In Iraq, Bodine said the Bush administration not only hoped to remove a terrible dictator, but also wished to “remake Iraq and remake the Middle East.” She said that neoconservatives took a “global social engineering” approach to foreign policy.
“In those circles, there was a sense that we can do this on our own, we should do this on our own and we have an obligation to do this,” she said.
“The other legacy of Iraq is that we took our eye off Afghanistan,” Bodine noted. “Iraq was going to be easy … We would go over and finish Afghanistan, and we will be home before lunch.”
According to Bodine, the extended wars in Iraq and Afghanistan left President Obama with very difficult circumstances, “including an economy on the precipice and a military stretched thin.”
One of the Obama administration’s accomplishments over the last four years has been to change the rhetoric and substance of its policy on democratization, Bodine said.
“We stopped saying you have to democratize the way we tell you,” she added. “Each country will have their own form of democracy.”
According to Bodine, Obama foreign policy has continued to support change in governments but has allowed countries to change at the pace and in the style they prefer.
“This is not a truth relativism,” she said. “There are core human values, but the way you structure your societies to reflect this is up to you.” She said this has been reflected in the Obama administration’s comparatively nuanced dealings with the Arab Spring.
Another major part of the current policy, Bodine said, is a shift back to multilateralism and support for international structures. She added that there has been a walk back from engagement, but not a total avoidance of it, as exemplified in the U.S. doctrine of “leading from behind” in Libya.
Another way the United States has remained engaged in the world is through the use of drones, about which Bodine said she has “serious misgivings.” Bodine said she is wary that drones have become far from the exception: Today, they are a strategy of choice, justified as an alternative to boots on the ground.

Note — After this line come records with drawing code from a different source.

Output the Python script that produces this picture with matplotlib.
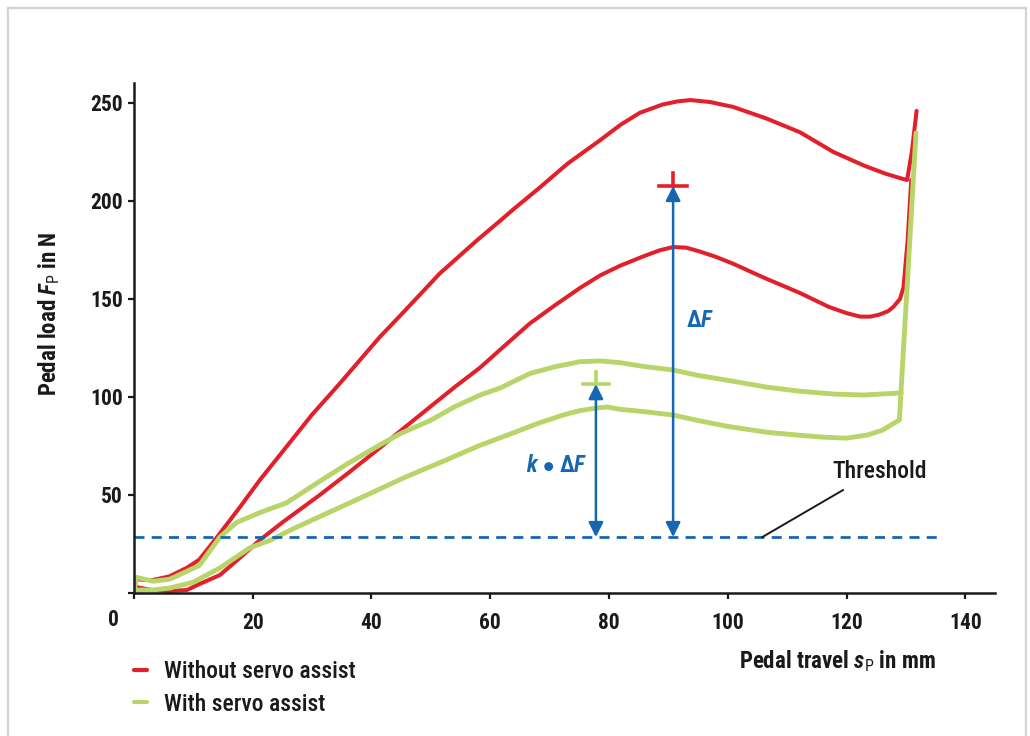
import matplotlib
matplotlib.use("Agg")
import matplotlib.pyplot as plt
from matplotlib.lines import Line2D
from matplotlib import font_manager

# pick a narrow font if one is installed
installed = {f.name for f in font_manager.fontManager.ttflist}
FONT = 'DejaVu Sans'
for cand in ['Roboto Condensed', 'Liberation Sans Narrow', 'Open Sans Condensed', 'Roboto']:
    if cand in installed:
        FONT = cand
        break

plt.rcParams['font.family'] = [FONT, 'DejaVu Sans']
plt.rcParams['mathtext.fontset'] = 'custom'
plt.rcParams['mathtext.rm'] = FONT
plt.rcParams['mathtext.bf'] = FONT + ':bold'
plt.rcParams['mathtext.it'] = FONT + ':italic'
plt.rcParams['mathtext.bfit'] = FONT + ':italic:bold'

# without servo assist, upper branch
red_up_x = [0, 0.4, 3, 6, 9, 11, 14, 17.9, 21.2, 25, 30, 34.7, 41.4, 45, 51.5, 57.8, 61.7, 64, 68.4, 73,
            78.5, 82, 85.2, 89, 91.5, 93.7, 97, 100.9, 106.6, 112.2, 117.8, 123, 126.5, 129, 130.2, 131, 131.8]
red_up_y = [0, 7, 6.5, 8.5, 13, 17, 28.5, 44, 57.6, 72, 91, 107, 130.6, 142, 163, 180, 190, 196, 207, 219,
            231, 239, 245, 249.2, 250.8, 251.5, 250.5, 248, 242, 235, 225, 218, 214, 211.7, 210.7, 225, 246]

# without servo assist, lower branch
red_low_x = [0, 0.4, 3, 6, 8.9, 11, 14.5, 17.5, 21.2, 25, 31.3, 36, 41.4, 45, 49.9, 54, 58.3, 62, 66.7, 71,
             75.1, 78.5, 81.9, 86, 88.5, 90.8, 93, 95, 98, 100.9, 106, 112.2, 117, 120, 122.3, 124, 125.5,
             127, 127.9, 129, 129.6, 130.3, 130.9]
red_low_y = [0, 3, 1.5, 1, 1.5, 4.5, 9.2, 17, 27, 36, 50, 61, 74, 83, 95, 105, 115, 125, 137.6, 147,
             155.6, 162, 167, 172, 174.8, 176.5, 176.2, 174.5, 171.5, 168, 161, 153, 146, 142.8, 141, 141, 142,
             143.8, 146, 150, 156, 180, 210.7]

# with servo assist, upper branch
green_up_x = [0, 0.4, 3.2, 6, 11, 14.5, 17.3, 21.2, 25.7, 31.3, 36, 41.4, 45, 49.9, 54, 58.3, 61.7, 66.7,
              71, 75.1, 78.5, 81.9, 86, 90.8, 95, 100, 106.6, 112, 117.8, 123, 128.6, 129.2]
green_up_y = [0, 8, 6, 7, 14, 28.6, 36, 41, 46, 57, 66, 75.5, 81.5, 88, 95, 101, 104.6, 112,
              115.5, 118, 118.4, 117.5, 115.5, 113.8, 111, 108.5, 105, 103, 101.5, 101, 102, 102]

# with servo assist, lower branch
green_low_x = [0, 0.4, 3, 6, 10, 14.5, 19.5, 23, 27, 31.3, 36, 41, 46, 52.7, 58, 63.8, 68, 72.3, 75, 77.9,
               79.7, 81.9, 86, 90.8, 95, 100, 106.6, 112, 116, 120, 123.5, 126, 128.9, 131.7]
green_low_y = [0, 1.5, 1.5, 2.5, 5.5, 12.8, 23, 27, 33, 39, 45.5, 52.5, 59.5, 68, 75, 81.6, 86.5, 90.8, 93, 94.4,
               94.9, 93.7, 92.5, 90.8, 88, 85, 82, 80.5, 79.5, 79, 80.6, 83, 88.3, 234.7]

threshold = 28.5
threshold_end = 136.3
dF_x, dF_top = 90.8, 207.7
kdF_x, kdF_top = 77.8, 106.6

x_ticks = [0, 20, 40, 60, 80, 100, 120, 140]
y_ticks = [0, 50, 100, 150, 200, 250]

RED = '#e2202b'
GREEN = '#b7d568'
BLUE = '#1766b2'
INK = '#1a1a1a'

fig = plt.figure(figsize=(10.3, 7.36), dpi=100)
ax = fig.add_axes([0.130, 0.1943, 0.836, 0.6924])

ax.plot(red_up_x, red_up_y, color=RED, lw=2.9, solid_capstyle='round', solid_joinstyle='round',
        label='Without servo assist')
ax.plot(red_low_x, red_low_y, color=RED, lw=2.9, solid_capstyle='round', solid_joinstyle='round')
ax.plot(green_up_x, green_up_y, color=GREEN, lw=3.5, solid_capstyle='round', solid_joinstyle='round',
        label='With servo assist')
ax.plot(green_low_x, green_low_y, color=GREEN, lw=3.5, solid_capstyle='round', solid_joinstyle='round')

# threshold line
ax.plot([0, threshold_end], [threshold, threshold], color=BLUE, lw=2.0, linestyle=(0, (3.6, 2.6)))

# crosses marking the peaks
ax.plot([dF_x - 2.4, dF_x + 2.4], [dF_top, dF_top], color=RED, lw=2.6)
ax.plot([dF_x, dF_x], [dF_top, dF_top + 6.5], color=RED, lw=2.6)
ax.plot([kdF_x - 2.2, kdF_x + 2.2], [kdF_top, kdF_top], color=GREEN, lw=2.6)
ax.plot([kdF_x, kdF_x], [kdF_top, kdF_top + 6.3], color=GREEN, lw=2.6)

# double arrows
for ax_x, top in [(dF_x, dF_top), (kdF_x, kdF_top)]:
    ax.annotate('', xy=(ax_x, top), xytext=(ax_x, threshold),
                arrowprops=dict(arrowstyle='<|-|>', color=BLUE, lw=1.8,
                                mutation_scale=22, shrinkA=0, shrinkB=0))

ax.text(93.0, 139, r'$\mathbf{\Delta}\mathbfit{F}$', color=BLUE, fontsize=16.5,
        ha='left', va='center')
ax.text(76.4, 65, r'$\mathbfit{k}\ \mathbf{\bullet}\ \mathbf{\Delta}\mathbfit{F}$', color=BLUE,
        fontsize=16.5, ha='right', va='center')

ax.text(125.5, 62, 'Threshold', fontsize=17, fontweight='medium', color=INK, ha='center', va='center')
ax.plot([105.8, 119.4], [threshold, 52.5], color=INK, lw=1.4)

ax.set_xlim(0, 145)
ax.set_ylim(0, 260)
ax.set_xticks(x_ticks)
ax.set_xticklabels([''] + [str(v) for v in x_ticks[1:]])
ax.set_yticks(y_ticks)
ax.set_yticklabels([''] + [str(v) for v in y_ticks[1:]])
ax.tick_params(axis='both', direction='out', length=4, width=1.6, colors=INK, labelsize=15.5)
ax.tick_params(axis='x', pad=10)
ax.tick_params(axis='y', pad=4)
for lab in ax.get_xticklabels() + ax.get_yticklabels():
    lab.set_fontweight('bold')
for s in ['top', 'right']:
    ax.spines[s].set_visible(False)
for s in ['left', 'bottom']:
    ax.spines[s].set_linewidth(1.8)
    ax.spines[s].set_color(INK)

fig.text(113 / 1030, 1 - 620 / 736, '0', fontsize=15.5, fontweight='bold', color=INK,
         ha='center', va='center')

ax.set_ylabel(r'Pedal load $\mathbfit{F}_{\mathrm{P}}$ in N', fontsize=16.5, fontweight='bold', color=INK)
ax.yaxis.set_label_coords(-0.084, 0.547)
fig.text(837 / 1030, 1 - 661 / 736, r'Pedal travel $\mathbfit{s}_{\mathrm{P}}$ in mm', fontsize=16.5,
         fontweight='bold', color=INK, ha='center', va='center')

leg = ax.legend(loc='upper left', bbox_to_anchor=(113 / 1030, 1 - 639 / 736), bbox_transform=fig.transFigure,
                frameon=False, fontsize=17, handlelength=0.55, handletextpad=0.7, labelspacing=0.4)
for h in leg.legend_handles:
    h.set_linewidth(3)
for t in leg.get_texts():
    t.set_color(INK)
    t.set_fontweight('medium')

# light frame around the figure
fc = '#d3d3d3'
fig.add_artist(Line2D([8 / 1030, 8 / 1030], [0, 1 - 8 / 736], color=fc, lw=1.6, transform=fig.transFigure))
fig.add_artist(Line2D([8 / 1030, 1026 / 1030], [1 - 8 / 736, 1 - 8 / 736], color=fc, lw=1.6,
                      transform=fig.transFigure))
fig.add_artist(Line2D([1026 / 1030, 1026 / 1030], [0, 1 - 8 / 736], color=fc, lw=1.6,
                      transform=fig.transFigure))

fig.savefig('out.png', dpi=100)
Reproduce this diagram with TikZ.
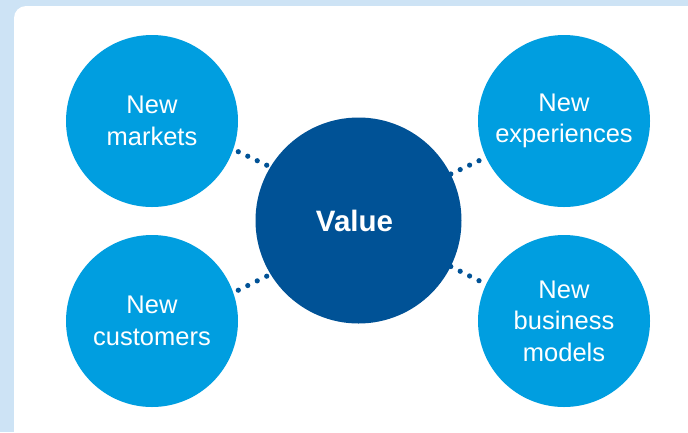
\documentclass[tikz,border=0pt]{standalone}
\usepackage{fontspec}
\setmainfont{Liberation Sans}
\usetikzlibrary{calc}
\definecolor{bgblue}{RGB}{205,227,245}
\definecolor{lightblue}{RGB}{0,158,224}
\definecolor{darkblue}{RGB}{0,82,150}
\tikzset{
  smallc/.style={circle, fill=lightblue, minimum size=172pt, inner sep=0pt,
    text=white, align=center, font=\fontsize{25.5}{31.5}\selectfont},
  bigc/.style={circle, fill=darkblue, minimum size=206pt, inner sep=0pt,
    text=white, font=\fontsize{29.5}{32}\selectfont\bfseries},
}
\begin{document}
\begin{tikzpicture}[x=1pt,y=-1pt]
\useasboundingbox (0,0) rectangle (688,432);
\fill[bgblue] (0,0) rectangle (688,432);
\fill[white, rounded corners=12pt] (14,6) rectangle (700,450);
% dot connector endpoints
\coordinate (tla) at (238.3,151.7); \coordinate (tlb) at (266.7,165.2);
\coordinate (tra) at (479,160.7);   \coordinate (trb) at (450.8,174.0);
\coordinate (bla) at (238.3,290.2); \coordinate (blb) at (266.7,276.2);
\coordinate (bra) at (479,280.7);   \coordinate (brb) at (450.8,266.5);
\foreach \a/\b in {tla/tlb,tra/trb,bla/blb,bra/brb}{
  \foreach \t in {0,0.3333,0.6667,1}{
    \fill[darkblue] ($(\a)!\t!(\b)$) circle (2.6);
  }
}
\node[bigc] (c) at (358.5,220.5) {};
\node[text=white, font=\fontsize{29.5}{32}\selectfont\bfseries] (cv) at ($(c)+(-4,0)$) {Value};
\node[smallc] (tl) at (152,121) {New\\markets};
\node[smallc] (tr) at (564,121) {New\\experiences};
\node[smallc] (bl) at (152,321) {New\\customers};
\node[smallc] (br) at (564,321) {New\\business\\models};
\end{tikzpicture}
\end{document}
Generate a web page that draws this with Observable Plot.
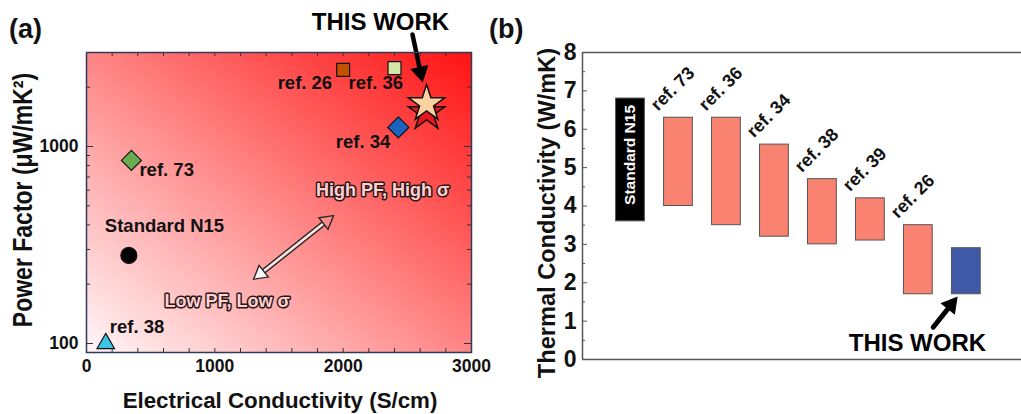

“From our point of view, it’s a nice weapon; you sit in Nevada, and you shoot,” she said. However, she added, “The collateral damage has a cost, and the political costs are starting to outweigh any of the strategy benefits they might be.”
A drone overhead can see exactly where you are going, who you are meeting with and then suggest if you are up to no good, Bodine said.
“To me, that is a very creepy feeling,” she said.
The discussion took place in the den of Campus Club on Monday night.